Randy Thomasson, executive director of the Campaign for California Families, which is part of the lawsuits against same-sex “marriage,” praised the high court for “upholding state law that respects and protects marriage for a man and a woman, as it should be.”
“The state high court has done what Bill Lockyer refused to do — use its authority and power to enforce the plain reading of the law that marriage licenses can only go to a man and a woman,” Mr. Thomasson added pointedly.
He and other members of traditional-values groups have been impatient with Mr. Lockyer’s response to the marriage spree.

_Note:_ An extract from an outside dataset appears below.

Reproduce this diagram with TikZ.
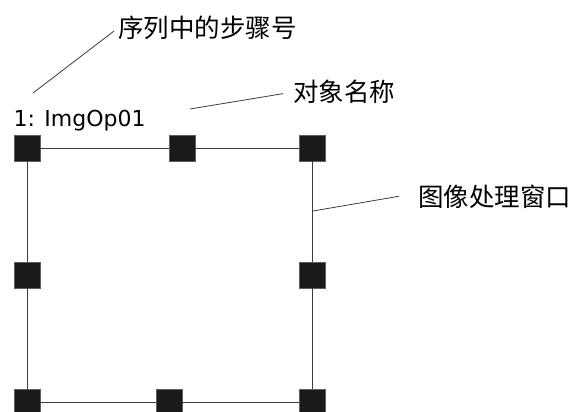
\documentclass[tikz,border=0pt]{standalone}
\usepackage{fontspec}
\newfontfamily\cjk{Noto Sans CJK SC}
\newfontfamily\latin{DejaVu Sans}
\definecolor{handlecolor}{HTML}{1A1A1A}
\definecolor{framecolor}{HTML}{3C3C3C}
\usetikzlibrary{positioning, calc}

\begin{document}
\begin{tikzpicture}[x=1pt, y=-1pt,
  handle/.style={draw=handlecolor!70, fill=handlecolor, line width=0.6pt,
    minimum size=26pt, inner sep=0pt},
  frame/.style={draw=framecolor, line width=0.9pt},
  leader/.style={draw=framecolor, line width=0.8pt},
  callout/.style={font=\cjk\fontsize{25.5}{28}\selectfont, inner sep=0pt, anchor=west},
]

\useasboundingbox (0, 0) rectangle (571, 412);

% 窗口的八个控制点
\node[handle] (tl) at (27, 148) {};
\node[handle] (tm) at (182, 148) {};
\node[handle] (tr) at (312, 148) {};
\node[handle] (ml) at (27, 275) {};
\node[handle] (mr) at (312, 275) {};
\node[handle] (bl) at (27, 402) {};
\node[handle] (bm) at (169, 402) {};
\node[handle] (br) at (312, 402) {};

% 窗口边框
\draw[frame] (tl) -- (tm) -- (tr);
\draw[frame] (tr) -- (mr) -- (br);
\draw[frame] (bl) -- (bm) -- (br);
\draw[frame] (tl) -- (ml) -- (bl);

% 标题
\node[font=\latin\fontsize{22}{24}\selectfont, inner sep=0pt, anchor=base west]
  (title) at (13.5, 127) {1: ImgOp01};

% 说明文字
\node[callout] (step) at (118, 28) {序列中的步骤号};
\node[callout] (name) at (293, 92) {对象名称};
\node[callout] (win) at (418, 197) {图像处理窗口};

% 引线
\coordinate (stepend) at (33, 93);
\coordinate (nameend) at (190, 109);
\coordinate (winend) at (313, 211);
\draw[leader, shorten >=5pt] (stepend) -- (step.west);
\draw[leader, shorten >=10pt] (nameend) -- (name.west);
\draw[leader, shorten >=19pt] (winend) -- ([yshift=4pt]win.west);

\end{tikzpicture}
\end{document}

None of San Francisco’s same-sex “marriage” licenses have been registered or recorded by the state, a spokeswoman for the California Health and Human Services agency said yesterday.
Last month, the agency said it would not accept marriage licenses that had been altered. Homosexual couples had been scratching out “groom” and “bride” on their licenses and writing in such things as “Applicant No. 1” and “Applicant No. 2” or “Spouses for Life.”
Massachusetts has been in an uproar over same-sex “marriage” since Nov. 18, when the Massachusetts Supreme Judicial Court ruled that it was unconstitutional to deny same-sex couples marriage licenses. The high court stayed its decision 180 days — until May 17 — to allow lawmakers to comply with the ruling.
The ruling galvanized residents who want to define marriage in the state constitution, which would trump the high court ruling.
However, the amendment process requires another legislative vote before it could even go before the people, making 2006 the earliest opportunity for a vote.
“So for at least two and a half years, gay people will be able to marry, and that’s what has upset non-Massachusetts folks the most,” said Arline Isaacson, an official with the Massachusetts Gay and Lesbian Political Caucus.